“En apenas unos años había desaparecido una población de más de 350.000 judíos. La mayor concentración judía del mundo —con su cultura ancestral, sus libros, sus sabios, sus eruditos, sus hijos y su futuro— había sido aniquilada.
El edificio donde vivieron mis padres había sido borrado del mapa. Los lugares por los que habían paseado unos años antes y las huellas de casi todos sus seres queridos habían desaparecido. Solo conservaban unas cuantas fotos y algunas cartas que milagrosamente sobrevivieron a la devastación de su mundo.

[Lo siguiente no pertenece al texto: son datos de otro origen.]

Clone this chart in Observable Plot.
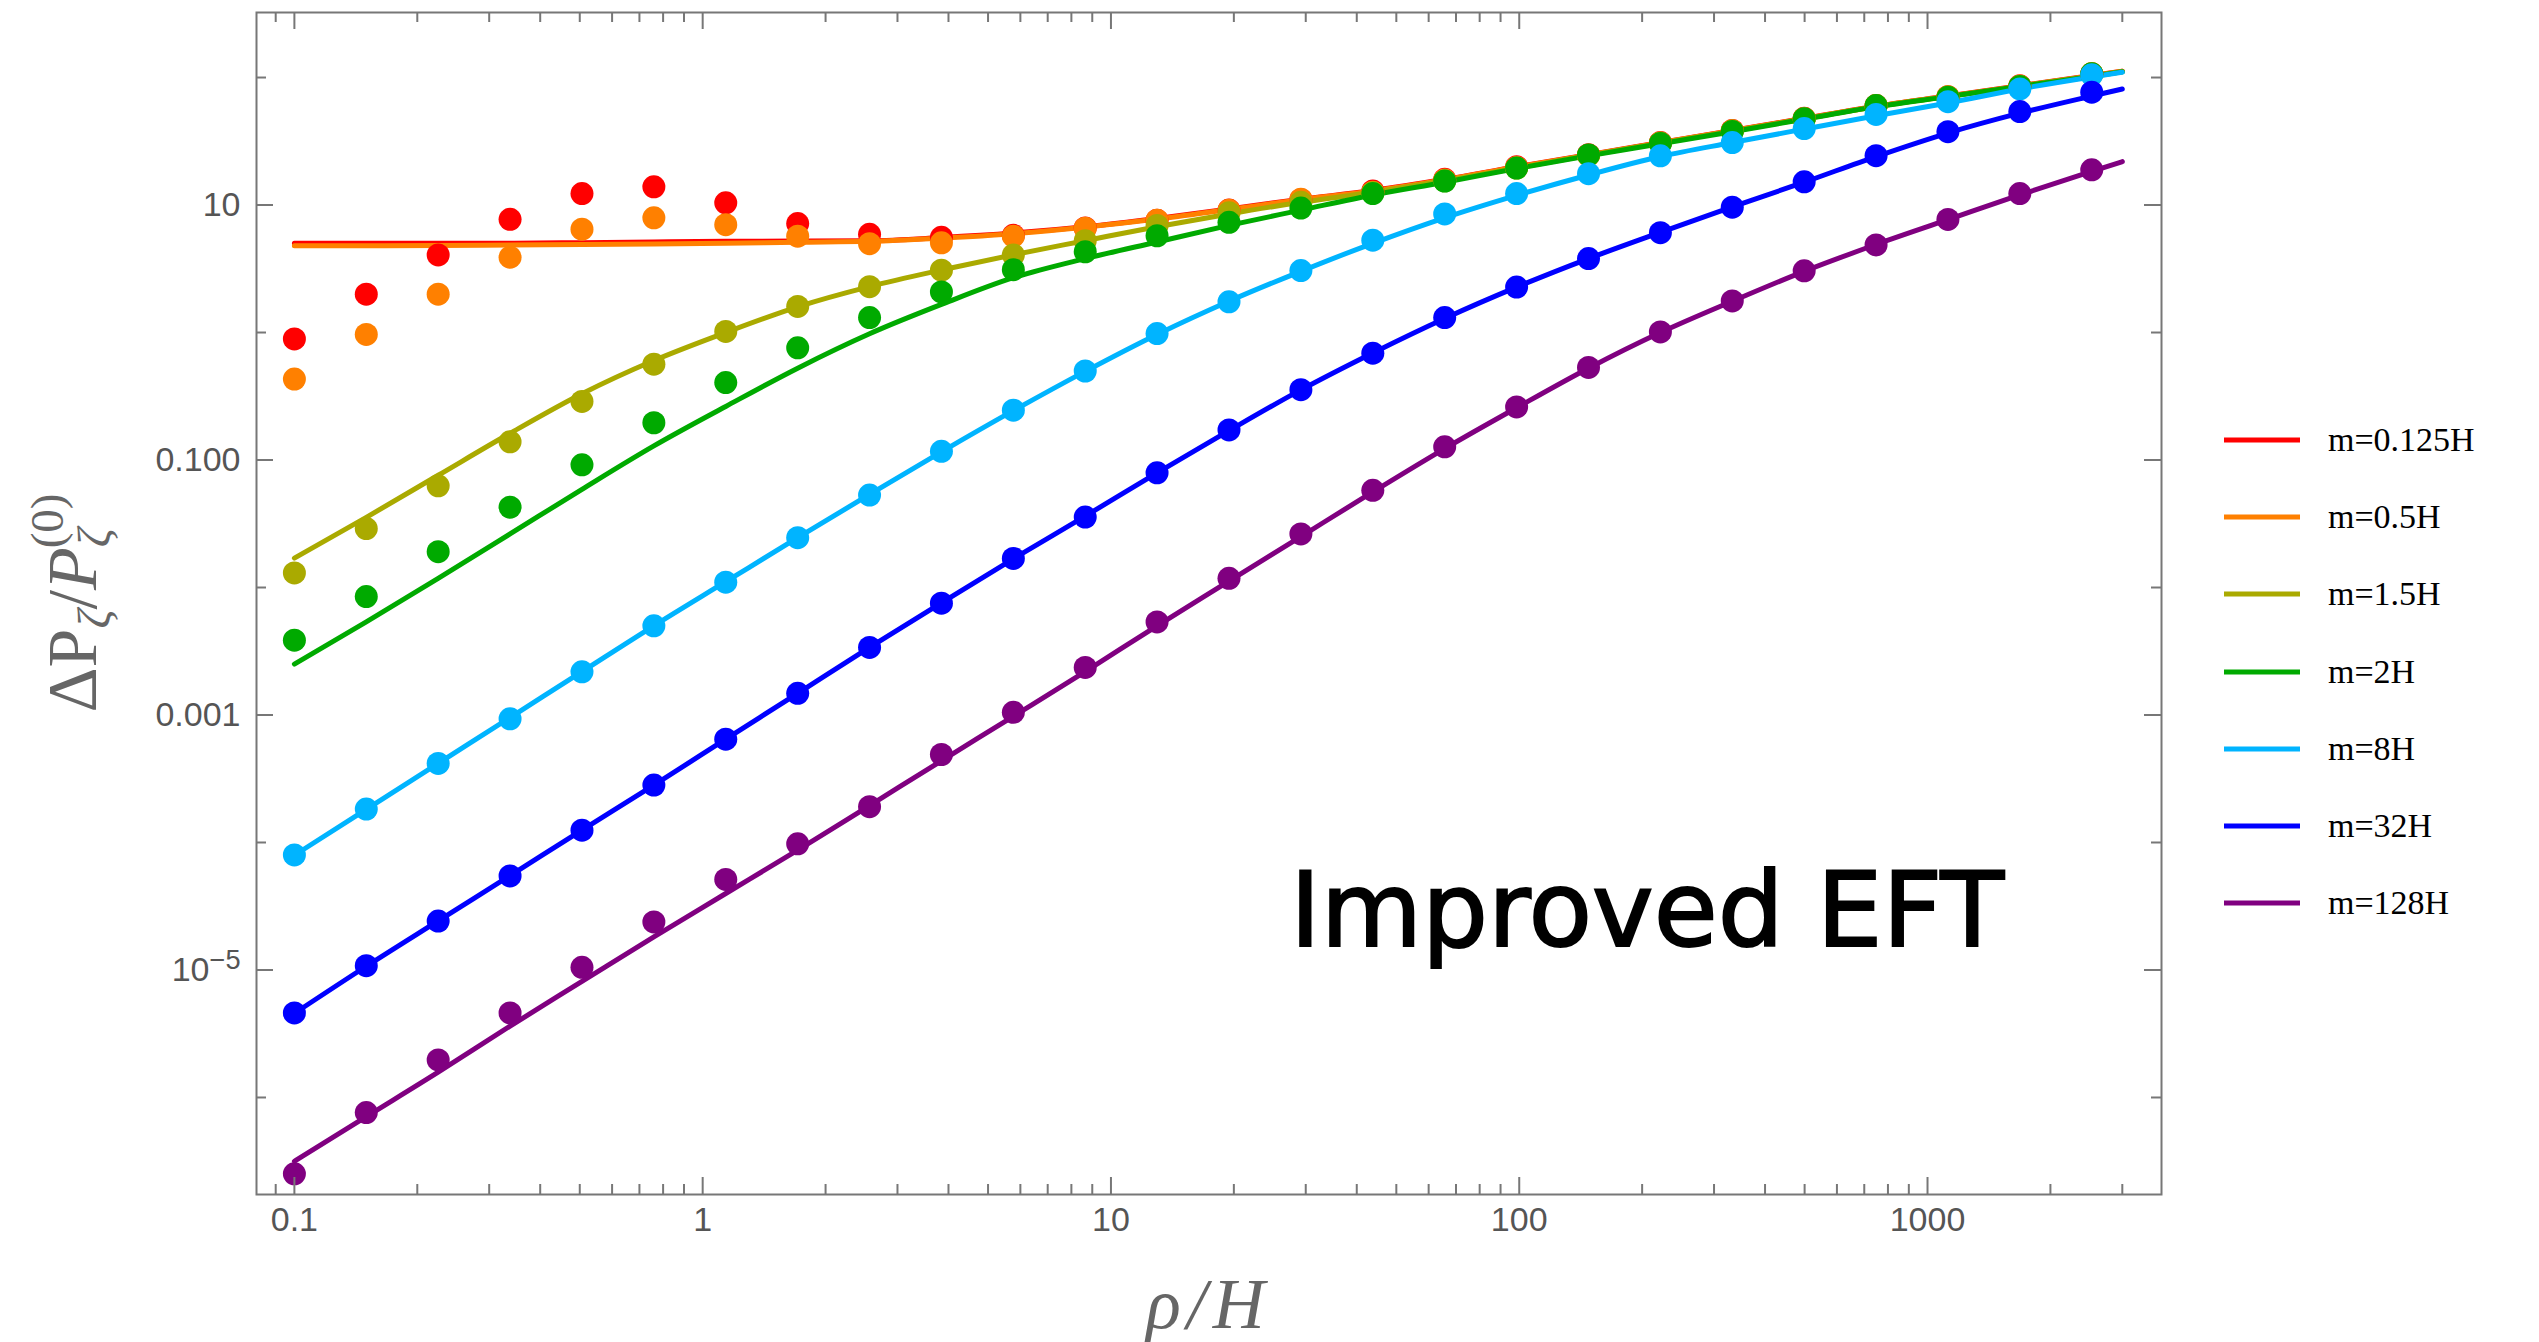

Fue en 2002, al ver la película El pianista de Roman Polanski, cuando tomé verdadera conciencia de cómo había sido Varsovia en 1945: ruinas hasta donde alcanzaba la vista. Había existido una ciudad, una capital, y ya no quedaba nada de ella. El 85% de los edificios habían sido arrasados por los alemanes, barrio por barrio. En el centro no resistía un solo muro; los cadáveres yacían sepultados bajo los escombros que los sobrevivientes removían, buscando vestigios de su vida pasada o dedicándose al saqueo”. (1)
Hoy, al ver Gaza convertida en campo de ruinas, el mismo estremecimiento regresa. Una ciudad entera reducida a polvo. Familias quebradas sin remedio. Niños sepultados bajo muros caídos. La memoria de un pueblo, golpeada sin piedad. Lo que sucede allí no es solo la demolición de viviendas: es la mutilación de la historia de una comunidad. Es la condena de una generación a crecer entre escombros y ausencias.
Varsovia, ayer. Gaza hoy. Dos nombres para una misma verdad: la violencia contra los pueblos deja huellas que no cicatrizan nunca. Los muertos no se sustituyen. Los vacíos permanecen. La herida se transmite a los hijos y a los nietos, que cargan con la memoria de lo perdido.
El horror no quedó encerrado en los libros de historia. Se repite. Y al repetirse, nos acusa. Nos acusa a todos: a quienes lanzan las bombas, a quienes las justifican, y también a quienes callan frente a la devastación. La indiferencia, como la violencia, también destruye. Y frente a ciudades arrasadas, frente a pueblos despojados, el silencio del mundo es otra forma de complicidad.
La memoria de los judíos asesinados en Europa nos impide ser indiferentes. Nos obliga a ser coherentes, a denunciar toda destrucción que borre pueblos enteros de la faz de la tierra. Si calláramos frente a Gaza, traicionaríamos la herencia de quienes murieron y de quienes sobrevivieron para dar testimonio.
(1) Puig, Elisabeth. Ashkénase Blues, Paris, Edition Atlande, 2023.